Saturday 10 May 2014

The Joys of Hot Season

N’Djamena has been reported as being one of the hottest cities in the world. The height of hot season has just been upon us here and the temperatures continue to daily reach the mid to high 40’s, and even occasionally cross the 50c line, it is not my favourite time of the year here. While I await spontaneous combustion to finally take me, or to melt into a pool of sweat, it is very easy to let the misery take over. A few weeks into this, however, enough is enough. I have decided that now is the time to think positive. And so, here we are, the positives sides of hot season (may need to get creative!)…..

1.    Top reason- hot season brings with it mango season. The huge, sweet juicy fruits offer a source of much delight and creative spirit as the team here come up with 101 different thing to do with a mango: Mango crumble, mango ice cream, mango just as mango, mango chutney… Any more ideas or suggestions are welcome...

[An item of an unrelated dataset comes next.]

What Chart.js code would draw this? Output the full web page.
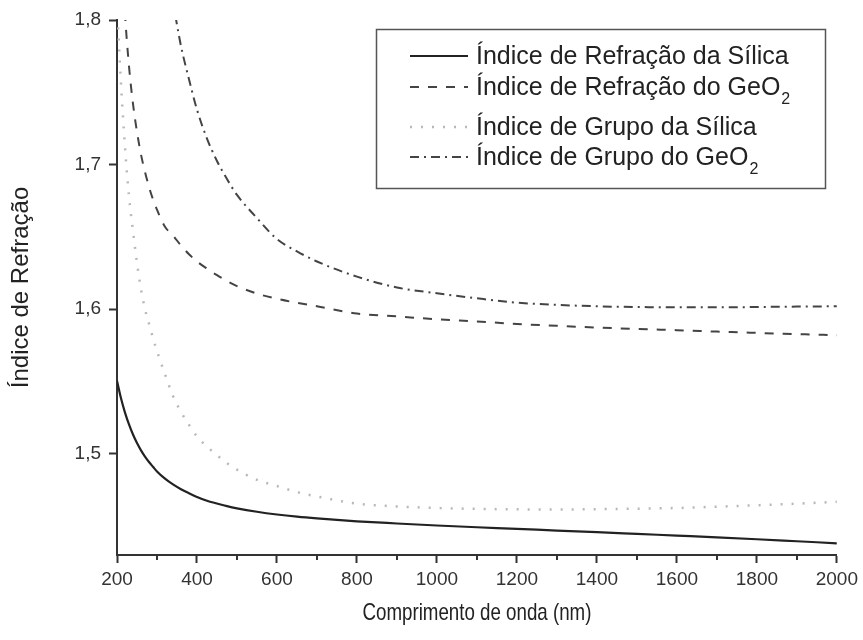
<!DOCTYPE html>
<html>
<head>
<meta charset="utf-8">
<script src="https://cdn.jsdelivr.net/npm/chart.js@4.4.1/dist/chart.umd.min.js"></script>
<style>
  html, body { margin: 0; padding: 0; background: #fff; }
  #wrap { width: 863px; height: 640px; }
</style>
</head>
<body>
<div id="wrap"><canvas id="chart" width="863" height="640"></canvas></div>
<script>
// ── data (wavelength in nm) ──
const wavelengths = [200, 210, 220, 230, 240, 250, 260, 270, 280, 290, 300, 320, 340, 360, 380, 400, 425, 450, 475, 500,
                     550, 600, 650, 700, 800, 900, 1000, 1100, 1200, 1300, 1400, 1500, 1600, 1700, 1800, 1900, 2000];

const silicaIndex = [1.5505, 1.5384, 1.5285, 1.5203, 1.5133, 1.5074, 1.5024, 1.4981, 1.4943, 1.4910, 1.4878, 1.4828, 1.4788,
                     1.4755, 1.4727, 1.4701, 1.4675, 1.4656, 1.4638, 1.4623, 1.4599, 1.4580, 1.4565, 1.4553, 1.4533, 1.4518,
                     1.4504, 1.4492, 1.4481, 1.4469, 1.4458, 1.4446, 1.4434, 1.4422, 1.4409, 1.4395, 1.4381];

const geo2Index   = [1.930, 1.855, 1.804, 1.768, 1.742, 1.7226, 1.707, 1.695, 1.6846, 1.676, 1.6688, 1.657, 1.651,
                     1.644, 1.638, 1.633, 1.628, 1.6235, 1.6195, 1.616, 1.6108, 1.6072, 1.6044, 1.602, 1.597, 1.595,
                     1.593, 1.5915, 1.5898, 1.5885, 1.5873, 1.5863, 1.5855, 1.5845, 1.5836, 1.5828, 1.582];

const silicaGroup = [1.810, 1.756, 1.712, 1.678, 1.654, 1.632, 1.614, 1.600, 1.590, 1.580, 1.571, 1.555, 1.540,
                     1.529, 1.520, 1.512, 1.505, 1.499, 1.4935, 1.489, 1.482, 1.4777, 1.4735, 1.4705, 1.4655, 1.4636,
                     1.4625, 1.4619, 1.4616, 1.4615, 1.4617, 1.462, 1.4625, 1.4634, 1.4644, 1.4655, 1.4668];

const geo2Group   = [2.60, 2.45, 2.32, 2.21, 2.12, 2.05, 1.99, 1.95, 1.92, 1.89, 1.87, 1.84, 1.812,
                     1.782, 1.759, 1.738, 1.718, 1.7025, 1.690, 1.679, 1.663, 1.6485, 1.640, 1.633, 1.6225, 1.615,
                     1.611, 1.6075, 1.6045, 1.603, 1.602, 1.6015, 1.6013, 1.6013, 1.6015, 1.6018, 1.602];

const xTicks      = [200, 400, 600, 800, 1000, 1200, 1400, 1600, 1800, 2000];
const xMinorTicks = [300, 500, 700, 900, 1100, 1300, 1500, 1700, 1900];
const yTicks      = [1.5, 1.6, 1.7, 1.8];

const seriesNames = ['Índice de Refração da Sílica', 'Índice de Refração do GeO', 'Índice de Grupo da Sílica', 'Índice de Grupo do GeO'];
const seriesSubs  = ['', '2', '', '2'];
const xTitle = 'Comprimento de onda (nm)';
const yTitle = 'Índice de Refração';

const AXIS = '#333';
const FONT = 'Arial, "Liberation Sans", sans-serif';

// ══════════════════════════════════════════════════════════════════
//  small plugins: minor ticks + narrow x title, boxed legend
// ══════════════════════════════════════════════════════════════════
const xAxisExtras = {
  id: 'xAxisExtras',
  afterDraw(chart) {
    const x = chart.scales.x;
    const ctx = chart.ctx;
    ctx.save();
    ctx.strokeStyle = AXIS;
    ctx.lineWidth = 2;
    xMinorTicks.forEach(v => {
      const px = Math.round(x.getPixelForValue(v));
      ctx.beginPath();
      ctx.moveTo(px, x.top);
      ctx.lineTo(px, x.top + 5);
      ctx.stroke();
    });

    // the original's x title is set in a condensed face
    ctx.translate((x.left + x.right) / 2, 613);
    ctx.scale(0.78, 1);
    ctx.fillStyle = '#222';
    ctx.font = '24px ' + FONT;
    ctx.textAlign = 'center';
    ctx.textBaseline = 'middle';
    ctx.fillText(xTitle, 0, 0);
    ctx.restore();
  }
};

const boxLegend = {
  id: 'boxLegend',
  afterDraw(chart) {
    const ctx = chart.ctx;
    const rows = [56, 87, 127, 157];
    ctx.save();
    ctx.strokeStyle = '#555';
    ctx.lineWidth = 1.5;
    ctx.strokeRect(376.5, 29.5, 449, 159);

    chart.data.datasets.forEach((ds, i) => {
      const y = rows[i];
      ctx.save();
      ctx.strokeStyle = ds.borderColor;
      ctx.lineWidth = ds.borderWidth;
      ctx.setLineDash(ds.borderDash || []);
      ctx.beginPath();
      ctx.moveTo(410, y);
      ctx.lineTo(468, y);
      ctx.stroke();
      ctx.restore();

      ctx.fillStyle = '#222';
      ctx.textBaseline = 'middle';
      ctx.font = '25px ' + FONT;
      ctx.fillText(seriesNames[i], 476, y + 1);
      if (seriesSubs[i]) {
        const w = ctx.measureText(seriesNames[i]).width;
        ctx.font = '16px ' + FONT;
        ctx.fillText(seriesSubs[i], 476 + w + 1, y + 13);
      }
    });
    ctx.restore();
  }
};

function line(label, values, color, width, dash) {
  return {
    label,
    data: wavelengths.map((w, i) => ({ x: w, y: values[i] })),
    borderColor: color,
    borderWidth: width,
    borderDash: dash,
    pointRadius: 0,
    fill: false,
    cubicInterpolationMode: 'monotone'
  };
}

new Chart(document.getElementById('chart'), {
  type: 'line',
  data: {
    datasets: [
      line(seriesNames[0], silicaIndex, '#222', 2.2, []),
      line(seriesNames[1], geo2Index, '#444', 2, [9, 9]),
      line(seriesNames[2], silicaGroup, '#b8b8b8', 2.5, [2, 9]),
      line(seriesNames[3], geo2Group, '#444', 2, [9, 5, 2, 5])
    ]
  },
  options: {
    responsive: false,
    animation: false,
    devicePixelRatio: 1,
    layout: { padding: { top: 20, right: 25, left: 0, bottom: 0 } },
    plugins: { legend: { display: false }, tooltip: { enabled: false } },
    scales: {
      x: {
        type: 'linear',
        min: 200,
        max: 2000,
        afterBuildTicks: s => { s.ticks = xTicks.map(v => ({ value: v })); },
        afterFit: s => { s.height = 85; },
        ticks: {
          color: AXIS, font: { family: FONT, size: 19 }, padding: 5, maxRotation: 0,
          callback: v => String(v)
        },
        grid: { drawOnChartArea: false, tickLength: 8, tickColor: AXIS, tickWidth: 2 },
        border: { display: true, color: AXIS, width: 2 }
      },
      y: {
        min: 1.43,
        max: 1.8,
        afterBuildTicks: s => { s.ticks = yTicks.map(v => ({ value: v })); },
        afterFit: s => { s.width = 117; },
        ticks: {
          color: AXIS, font: { family: FONT, size: 19 }, padding: 8,
          callback: v => v.toFixed(1).replace('.', ',')
        },
        grid: { drawOnChartArea: false, tickLength: 8, tickColor: AXIS, tickWidth: 2 },
        border: { display: true, color: AXIS, width: 2 },
        title: {
          display: true, text: yTitle, color: '#222',
          font: { family: FONT, size: 24 }, padding: { top: 7, bottom: 0 }
        }
      }
    }
  },
  plugins: [xAxisExtras, boxLegend]
});
</script>
</body>
</html>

Mangoes, even bigger than cats!

2. Hot season provides the ultimate extreme de- tox experience for the whole body as you drink litres and litres and litres, to then loose it all again through your pores. Plus, the frequent hot sandstorms that blow through can provide an incredibly intense, and occasionally painful, exfoliation!

3. Opening the fridge is always a surprise, finding a computer battery and perhaps a collection of candles, amongst bottles of luke warm water and wilting vegetables

4 . Speaking of candles, take them out of the fridge and you can make your own piece of modern art


5. And speaking of the fridge, err, trying to think of something positive to say about it in hot season… Oh yes, new experiences. I now find myself on a daily basis doing something I had never before considered necessary to do- watering my fridge!


6.  And should, on your way to the fridge with a bowl of water, you accidently tip the bowl over flooding the kitchen (or happily, soaking yourself), fear not. Don’t waste precious energy by clearing it up, give it 5 minutes and the floor (or yourself, excluding the sweat) will once more be as dry as bone. Being dry and crispy is true, not only of clothes and water spillages, but also for fruit and vegetables; they do not rot, they dry. So too for a poor deceased frog I found while clearing out a store room!

Crispy

7. You also see things you never considered possible, like melting solar panels. Surely solar panels should be ok in the heat, being designed to be put in the sun and all? But not the Chadian sun. I’ve been through 2 solar panels so far this year and the solar run traffic lights in town were out of order for some weeks while the melted panels were replaced (not that it had any impact on the driving conditions!)

8. Costs of running a gas cooker are reduced- for cooking and baking, chocolate and butter come ready melted and water boiled 12 hours previously remains hot enough to brew a cup of tea with. (Yes, it may be 40 plus degrees, but there is always a place for a cup of tea!)


9. Sleeping under the stars is a daily routine to escape the heat that the house walls have absorbed during the day and continue to radiate back into the house during the night. (Either that, or, as I did when I was doing language learning in town and couldn’t sleep outside due to rats the size of small dogs, preparing to go to bed involved many steps to achieve a level of coolness compatible with sleep- spray bed, shower, put on pyjamas, clean teeth, spray bed again, shower with pjs on, soak towel in water, spray bed again, lay on wet bed in wet pjs, cover in wet towel, direct fan straight on to you- fine for around 30 minutes until towel dry and then try to ignore the increasing sweating until it becomes unbearable and start the process again!)

My Outdoor Bedroom- Minimalistic, but Ventilated

10. I now have a new found respect and appreciation for that everyday commodity that is salt. Ignoring all those messages about reduce salt intake I heard, and even gave before leaving the UK, here I add it to everything I eat and at least once a day, half a teaspoon to my juice in a desperate attempt to replace some the salt lost through excessive sweating.

So there we are, a whole 10 positives of hot season! But to finish off, here is a bonus positive of hot season:


When it all gets too much, the heat is overwhelming, everything you touch is hot, all energy is sapped and the numbers on the thermometer read 50.1c there is always the hope that maybe, just maybe, this will be the hottest I will ever have to be again, and from this moment on, it will always be just that tiny bit cooler!